WHAT THE TASK ASKS: Up to and including the line with "import * as", write out the listing from its first line, minus the pictures.

PROVIDED MATERIAL:

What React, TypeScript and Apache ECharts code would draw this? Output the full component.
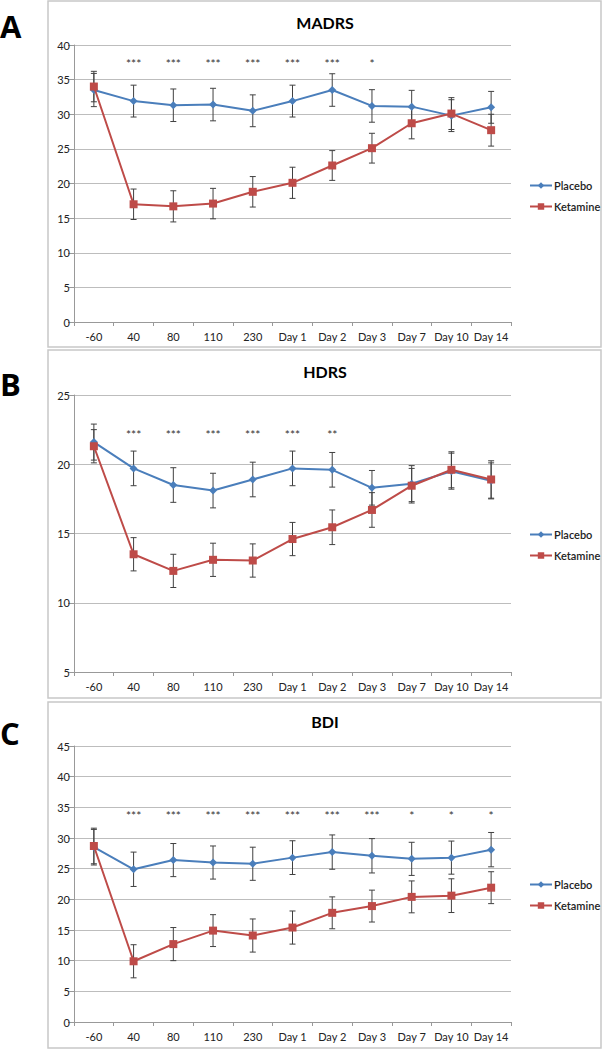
import React, { useEffect, useRef } from "react";
import * as echarts from "echarts";

const categories = ["-60", "40", "80", "110", "230", "Day 1", "Day 2", "Day 3", "Day 7", "Day 10", "Day 14"];

const madrsPlacebo = [33.5, 31.9, 31.3, 31.4, 30.5, 31.9, 33.5, 31.2, 31.1, 29.8, 31.0];
const madrsPlaceboErr = [2.4, 2.3, 2.35, 2.35, 2.3, 2.3, 2.35, 2.35, 2.35, 2.3, 2.3];
const madrsKetamine = [34.0, 17.0, 16.7, 17.1, 18.8, 20.1, 22.6, 25.1, 28.7, 30.1, 27.7];
const madrsKetamineErr = [2.2, 2.2, 2.25, 2.2, 2.2, 2.25, 2.15, 2.15, 2.25, 2.3, 2.3];
const madrsStars = ["", "***", "***", "***", "***", "***", "***", "*", "", "", ""];

const hdrsPlacebo = [21.6, 19.7, 18.5, 18.1, 18.9, 19.7, 19.6, 18.3, 18.6, 19.5, 18.8];
const hdrsPlaceboErr = [1.3, 1.25, 1.25, 1.25, 1.25, 1.25, 1.25, 1.25, 1.3, 1.3, 1.3];
const hdrsKetamine = [21.3, 13.5, 12.3, 13.1, 13.05, 14.6, 15.45, 16.7, 18.45, 19.6, 18.9];
const hdrsKetamineErr = [1.2, 1.2, 1.2, 1.2, 1.2, 1.2, 1.25, 1.25, 1.25, 1.3, 1.35];
const hdrsStars = ["", "***", "***", "***", "***", "***", "**", "", "", "", ""];

const bdiPlacebo = [28.5, 24.9, 26.4, 26.0, 25.8, 26.8, 27.7, 27.1, 26.6, 26.8, 28.1];
const bdiPlaceboErr = [2.9, 2.8, 2.7, 2.7, 2.7, 2.75, 2.8, 2.8, 2.7, 2.7, 2.8];
const bdiKetamine = [28.7, 9.9, 12.7, 14.9, 14.1, 15.4, 17.8, 18.9, 20.4, 20.6, 21.9];
const bdiKetamineErr = [2.9, 2.7, 2.7, 2.6, 2.7, 2.7, 2.6, 2.6, 2.6, 2.75, 2.6];
const bdiStars = ["", "***", "***", "***", "***", "***", "***", "***", "*", "*", "*"];

const panels = [
  { letter: "A", title: "MADRS", placebo: madrsPlacebo, pErr: madrsPlaceboErr, ketamine: madrsKetamine, kErr: madrsKetamineErr, stars: madrsStars, starY: 37.8, min: 0, max: 40, interval: 5,
    box: [48, 1, 553, 346], gridTop: 45, gridH: 277, titleY: 22, letterY: 26, legendTop: 175 },
  { letter: "B", title: "HDRS", placebo: hdrsPlacebo, pErr: hdrsPlaceboErr, ketamine: hdrsKetamine, kErr: hdrsKetamineErr, stars: hdrsStars, starY: 22.4, min: 5, max: 25, interval: 5,
    box: [48, 350, 553, 348], gridTop: 395, gridH: 277, titleY: 371, letterY: 384, legendTop: 524 },
  { letter: "C", title: "BDI", placebo: bdiPlacebo, pErr: bdiPlaceboErr, ketamine: bdiKetamine, kErr: bdiKetamineErr, stars: bdiStars, starY: 34.2, min: 0, max: 45, interval: 5,
    box: [48, 702, 553, 346], gridTop: 746, gridH: 276, titleY: 721, letterY: 733, legendTop: 874 },
];

const BLUE = "#4a7ebb";
const RED = "#be4b48";
const FONT = "Lato, 'Open Sans', sans-serif";

const errRender = (params: any, api: any) => {
  const x = api.value(0);
  const lo = api.coord([x, api.value(1)]);
  const hi = api.coord([x, api.value(2)]);
  const w = 3;
  const style = { stroke: "#404040", lineWidth: 1 };
  return {
    type: "group",
    children: [
      { type: "line", shape: { x1: lo[0], y1: lo[1], x2: hi[0], y2: hi[1] }, style },
      { type: "line", shape: { x1: lo[0] - w, y1: lo[1], x2: lo[0] + w, y2: lo[1] }, style },
      { type: "line", shape: { x1: hi[0] - w, y1: hi[1], x2: hi[0] + w, y2: hi[1] }, style },
    ],
  };
};

const categoriesStars: Record<number, string[]> = {};

const starRender = (params: any, api: any) => {
  const x = api.value(0);
  const p = api.coord([x, api.value(1)]);
  const text = categoriesStars[params.seriesIndex]?.[params.dataIndex] ?? "";
  return {
    type: "text",
    x: p[0],
    y: p[1] + 3,
    style: { text, fill: "#333", font: `12px ${FONT}`, textAlign: "center", textVerticalAlign: "middle" },
  };
};

export default function App() {
  const ref = useRef<HTMLDivElement>(null);
  useEffect(() => {
    if (!ref.current) return;
    const chart = echarts.init(ref.current, undefined, { renderer: "svg" });
    const grid: any[] = [];
    const xAxis: any[] = [];
    const yAxis: any[] = [];
    const series: any[] = [];
    const legend: any[] = [];
    const graphic: any[] = [];

    panels.forEach((p, i) => {
      graphic.push({
        type: "rect",
        shape: { x: p.box[0], y: p.box[1], width: p.box[2], height: p.box[3] },
        style: { fill: "none", stroke: "#c8c8c8", lineWidth: 1.5 },
        z: -1,
      });
      graphic.push({
        type: "text", x: 0, y: p.letterY,
        style: { text: p.letter, font: `bold 31px 'Open Sans', sans-serif`, fill: "#000", textVerticalAlign: "middle" },
      });
      graphic.push({
        type: "text", x: 325, y: p.titleY,
        style: { text: p.title, font: `bold 16px ${FONT}`, fill: "#000", textAlign: "center", textVerticalAlign: "middle" },
      });
      grid.push({ left: 74, width: 437, top: p.gridTop, height: p.gridH });
      xAxis.push({
        type: "category", gridIndex: i, data: categories, boundaryGap: true,
        axisLine: { lineStyle: { color: "#999", width: 1 } },
        axisTick: { show: true, length: 4, lineStyle: { color: "#999" }, alignWithLabel: false },
        axisLabel: { color: "#222", fontFamily: FONT, fontSize: 11, margin: 9, interval: 0 },
        splitLine: { show: false },
      });
      yAxis.push({
        type: "value", gridIndex: i, min: p.min, max: p.max, interval: p.interval,
        axisLine: { show: true, lineStyle: { color: "#999", width: 1 } },
        axisTick: { show: true, length: 6, lineStyle: { color: "#999" } },
        axisLabel: { color: "#222", fontFamily: FONT, fontSize: 11, margin: 4 },
        splitLine: { lineStyle: { color: "#bdbdbd", width: 1 } },
      });
      const base = series.length;
      series.push({
        type: "custom", xAxisIndex: i, yAxisIndex: i, renderItem: errRender, z: 1, silent: true,
        data: p.placebo.map((v, k) => [k, v - p.pErr[k], v + p.pErr[k]]),
      });
      series.push({
        type: "custom", xAxisIndex: i, yAxisIndex: i, renderItem: errRender, z: 1, silent: true,
        data: p.ketamine.map((v, k) => [k, v - p.kErr[k], v + p.kErr[k]]),
      });
      series.push({
        name: "Placebo", type: "line", xAxisIndex: i, yAxisIndex: i, data: p.placebo, z: 3,
        symbol: "diamond", symbolSize: 8, showSymbol: true,
        lineStyle: { color: BLUE, width: 2 }, itemStyle: { color: BLUE },
      });
      series.push({
        name: "Ketamine", type: "line", xAxisIndex: i, yAxisIndex: i, data: p.ketamine, z: 4,
        symbol: "rect", symbolSize: 8, showSymbol: true,
        lineStyle: { color: RED, width: 2 }, itemStyle: { color: RED },
      });
      categoriesStars[base + 4] = p.stars;
      series.push({
        type: "custom", xAxisIndex: i, yAxisIndex: i, renderItem: starRender, z: 5, silent: true,
        data: p.stars.map((s, k) => [k, p.starY]),
      });
      legend.push({
        data: ["Placebo", "Ketamine"], orient: "vertical", left: 524, top: p.legendTop,
        itemWidth: 22, itemHeight: 8, itemGap: 10, selectedMode: false,
        textStyle: { color: "#222", fontFamily: FONT, fontSize: 11, fontWeight: 600, padding: [0, 0, 0, -3] },
      });
    });

    chart.setOption({
      animation: false,
      backgroundColor: "#fff",
      grid, xAxis, yAxis, series, legend, graphic,
    });
    return () => chart.dispose();
  }, []);
  return <div ref={ref} style={{ position: "absolute", left: 0, top: 0, width: 604, height: 1050 }} />;
}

EXERCISE OUTPUT:
What React, TypeScript and Apache ECharts code would draw this? Output the full component.
import React, { useEffect, useRef } from "react";
import * as echarts from "echarts";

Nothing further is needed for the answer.